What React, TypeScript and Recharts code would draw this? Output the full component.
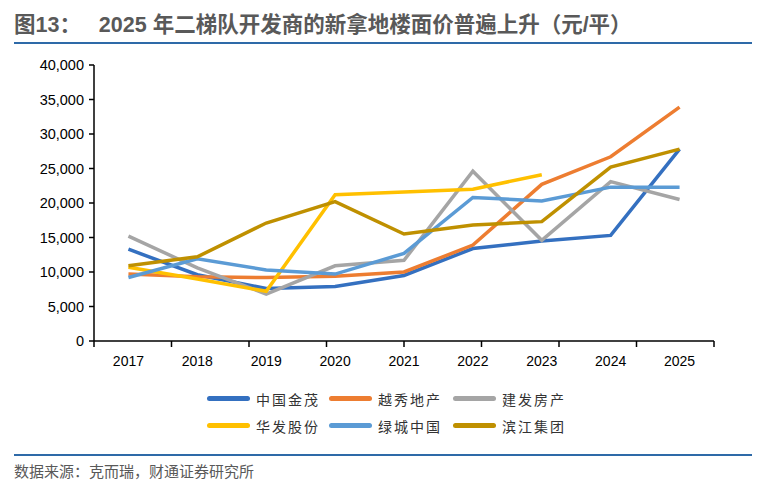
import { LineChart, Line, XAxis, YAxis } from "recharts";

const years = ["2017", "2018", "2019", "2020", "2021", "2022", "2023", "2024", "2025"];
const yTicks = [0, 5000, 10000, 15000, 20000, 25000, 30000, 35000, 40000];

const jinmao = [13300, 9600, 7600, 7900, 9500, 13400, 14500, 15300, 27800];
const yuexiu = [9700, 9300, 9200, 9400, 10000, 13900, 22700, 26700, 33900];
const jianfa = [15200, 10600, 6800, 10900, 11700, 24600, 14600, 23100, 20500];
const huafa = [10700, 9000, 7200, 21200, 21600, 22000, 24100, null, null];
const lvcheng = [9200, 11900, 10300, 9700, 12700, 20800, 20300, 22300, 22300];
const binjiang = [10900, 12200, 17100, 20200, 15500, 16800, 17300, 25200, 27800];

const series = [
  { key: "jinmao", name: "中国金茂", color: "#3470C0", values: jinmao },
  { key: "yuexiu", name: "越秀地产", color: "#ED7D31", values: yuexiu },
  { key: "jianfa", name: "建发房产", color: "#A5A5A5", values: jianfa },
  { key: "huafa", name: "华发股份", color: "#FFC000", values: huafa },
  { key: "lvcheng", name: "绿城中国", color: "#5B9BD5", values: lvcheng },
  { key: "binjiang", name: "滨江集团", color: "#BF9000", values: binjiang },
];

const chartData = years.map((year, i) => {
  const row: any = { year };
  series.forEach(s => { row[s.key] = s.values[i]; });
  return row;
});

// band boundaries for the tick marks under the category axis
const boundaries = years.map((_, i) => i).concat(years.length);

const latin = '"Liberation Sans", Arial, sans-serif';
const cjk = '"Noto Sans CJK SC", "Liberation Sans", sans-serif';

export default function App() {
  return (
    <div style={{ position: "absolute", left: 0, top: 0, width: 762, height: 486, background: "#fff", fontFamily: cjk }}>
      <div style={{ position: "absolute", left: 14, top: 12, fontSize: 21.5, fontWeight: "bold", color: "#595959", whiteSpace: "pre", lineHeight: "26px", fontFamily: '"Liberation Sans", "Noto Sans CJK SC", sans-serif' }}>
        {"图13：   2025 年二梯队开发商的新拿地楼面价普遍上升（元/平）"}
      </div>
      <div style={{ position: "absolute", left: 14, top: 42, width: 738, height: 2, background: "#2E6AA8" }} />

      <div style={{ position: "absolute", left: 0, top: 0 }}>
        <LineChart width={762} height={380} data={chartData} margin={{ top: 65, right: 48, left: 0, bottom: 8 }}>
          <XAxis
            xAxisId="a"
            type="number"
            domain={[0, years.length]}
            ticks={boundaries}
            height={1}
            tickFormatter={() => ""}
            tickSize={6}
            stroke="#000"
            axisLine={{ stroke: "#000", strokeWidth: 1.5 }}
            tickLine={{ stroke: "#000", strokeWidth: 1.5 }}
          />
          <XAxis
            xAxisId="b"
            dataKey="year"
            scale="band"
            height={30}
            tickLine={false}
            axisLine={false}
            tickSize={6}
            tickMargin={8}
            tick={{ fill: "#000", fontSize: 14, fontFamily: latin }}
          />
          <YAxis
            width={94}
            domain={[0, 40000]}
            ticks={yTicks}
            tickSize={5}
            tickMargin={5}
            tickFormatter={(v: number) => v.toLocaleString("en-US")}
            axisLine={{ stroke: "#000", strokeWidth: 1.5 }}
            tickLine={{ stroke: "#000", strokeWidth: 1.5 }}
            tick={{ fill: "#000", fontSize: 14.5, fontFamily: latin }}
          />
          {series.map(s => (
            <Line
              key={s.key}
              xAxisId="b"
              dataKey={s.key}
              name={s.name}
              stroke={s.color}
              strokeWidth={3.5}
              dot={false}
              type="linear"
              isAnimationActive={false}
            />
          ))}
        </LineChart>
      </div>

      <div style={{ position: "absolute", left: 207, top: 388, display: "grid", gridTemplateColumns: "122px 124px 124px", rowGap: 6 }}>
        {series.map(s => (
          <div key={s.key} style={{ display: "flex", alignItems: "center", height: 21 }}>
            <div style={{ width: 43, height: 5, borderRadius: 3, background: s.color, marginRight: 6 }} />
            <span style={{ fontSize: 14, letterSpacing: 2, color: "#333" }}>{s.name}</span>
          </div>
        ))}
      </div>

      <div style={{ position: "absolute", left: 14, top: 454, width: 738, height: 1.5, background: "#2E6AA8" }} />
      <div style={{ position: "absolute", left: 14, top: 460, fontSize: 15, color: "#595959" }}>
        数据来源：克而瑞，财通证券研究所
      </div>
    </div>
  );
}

# [The exercise]
Images should not appear in the copy; retype the listing above exactly.

# [Task response]
What React, TypeScript and Recharts code would draw this? Output the full component.
import { LineChart, Line, XAxis, YAxis } from "recharts";

const years = ["2017", "2018", "2019", "2020", "2021", "2022", "2023", "2024", "2025"];
const yTicks = [0, 5000, 10000, 15000, 20000, 25000, 30000, 35000, 40000];

const jinmao = [13300, 9600, 7600, 7900, 9500, 13400, 14500, 15300, 27800];
const yuexiu = [9700, 9300, 9200, 9400, 10000, 13900, 22700, 26700, 33900];
const jianfa = [15200, 10600, 6800, 10900, 11700, 24600, 14600, 23100, 20500];
const huafa = [10700, 9000, 7200, 21200, 21600, 22000, 24100, null, null];
const lvcheng = [9200, 11900, 10300, 9700, 12700, 20800, 20300, 22300, 22300];
const binjiang = [10900, 12200, 17100, 20200, 15500, 16800, 17300, 25200, 27800];

const series = [
  { key: "jinmao", name: "中国金茂", color: "#3470C0", values: jinmao },
  { key: "yuexiu", name: "越秀地产", color: "#ED7D31", values: yuexiu },
  { key: "jianfa", name: "建发房产", color: "#A5A5A5", values: jianfa },
  { key: "huafa", name: "华发股份", color: "#FFC000", values: huafa },
  { key: "lvcheng", name: "绿城中国", color: "#5B9BD5", values: lvcheng },
  { key: "binjiang", name: "滨江集团", color: "#BF9000", values: binjiang },
];

const chartData = years.map((year, i) => {
  const row: any = { year };
  series.forEach(s => { row[s.key] = s.values[i]; });
  return row;
});

// band boundaries for the tick marks under the category axis
const boundaries = years.map((_, i) => i).concat(years.length);

const latin = '"Liberation Sans", Arial, sans-serif';
const cjk = '"Noto Sans CJK SC", "Liberation Sans", sans-serif';

export default function App() {
  return (
    <div style={{ position: "absolute", left: 0, top: 0, width: 762, height: 486, background: "#fff", fontFamily: cjk }}>
      <div style={{ position: "absolute", left: 14, top: 12, fontSize: 21.5, fontWeight: "bold", color: "#595959", whiteSpace: "pre", lineHeight: "26px", fontFamily: '"Liberation Sans", "Noto Sans CJK SC", sans-serif' }}>
        {"图13：   2025 年二梯队开发商的新拿地楼面价普遍上升（元/平）"}
      </div>
      <div style={{ position: "absolute", left: 14, top: 42, width: 738, height: 2, background: "#2E6AA8" }} />

      <div style={{ position: "absolute", left: 0, top: 0 }}>
        <LineChart width={762} height={380} data={chartData} margin={{ top: 65, right: 48, left: 0, bottom: 8 }}>
          <XAxis
            xAxisId="a"
            type="number"
            domain={[0, years.length]}
            ticks={boundaries}
            height={1}
            tickFormatter={() => ""}
            tickSize={6}
            stroke="#000"
            axisLine={{ stroke: "#000", strokeWidth: 1.5 }}
            tickLine={{ stroke: "#000", strokeWidth: 1.5 }}
          />
          <XAxis
            xAxisId="b"
            dataKey="year"
            scale="band"
            height={30}
            tickLine={false}
            axisLine={false}
            tickSize={6}
            tickMargin={8}
            tick={{ fill: "#000", fontSize: 14, fontFamily: latin }}
          />
          <YAxis
            width={94}
            domain={[0, 40000]}
            ticks={yTicks}
            tickSize={5}
            tickMargin={5}
            tickFormatter={(v: number) => v.toLocaleString("en-US")}
            axisLine={{ stroke: "#000", strokeWidth: 1.5 }}
            tickLine={{ stroke: "#000", strokeWidth: 1.5 }}
            tick={{ fill: "#000", fontSize: 14.5, fontFamily: latin }}
          />
          {series.map(s => (
            <Line
              key={s.key}
              xAxisId="b"
              dataKey={s.key}
              name={s.name}
              stroke={s.color}
              strokeWidth={3.5}
              dot={false}
              type="linear"
              isAnimationActive={false}
            />
          ))}
        </LineChart>
      </div>

      <div style={{ position: "absolute", left: 207, top: 388, display: "grid", gridTemplateColumns: "122px 124px 124px", rowGap: 6 }}>
        {series.map(s => (
          <div key={s.key} style={{ display: "flex", alignItems: "center", height: 21 }}>
            <div style={{ width: 43, height: 5, borderRadius: 3, background: s.color, marginRight: 6 }} />
            <span style={{ fontSize: 14, letterSpacing: 2, color: "#333" }}>{s.name}</span>
          </div>
        ))}
      </div>

      <div style={{ position: "absolute", left: 14, top: 454, width: 738, height: 1.5, background: "#2E6AA8" }} />
      <div style={{ position: "absolute", left: 14, top: 460, fontSize: 15, color: "#595959" }}>
        数据来源：克而瑞，财通证券研究所
      </div>
    </div>
  );
}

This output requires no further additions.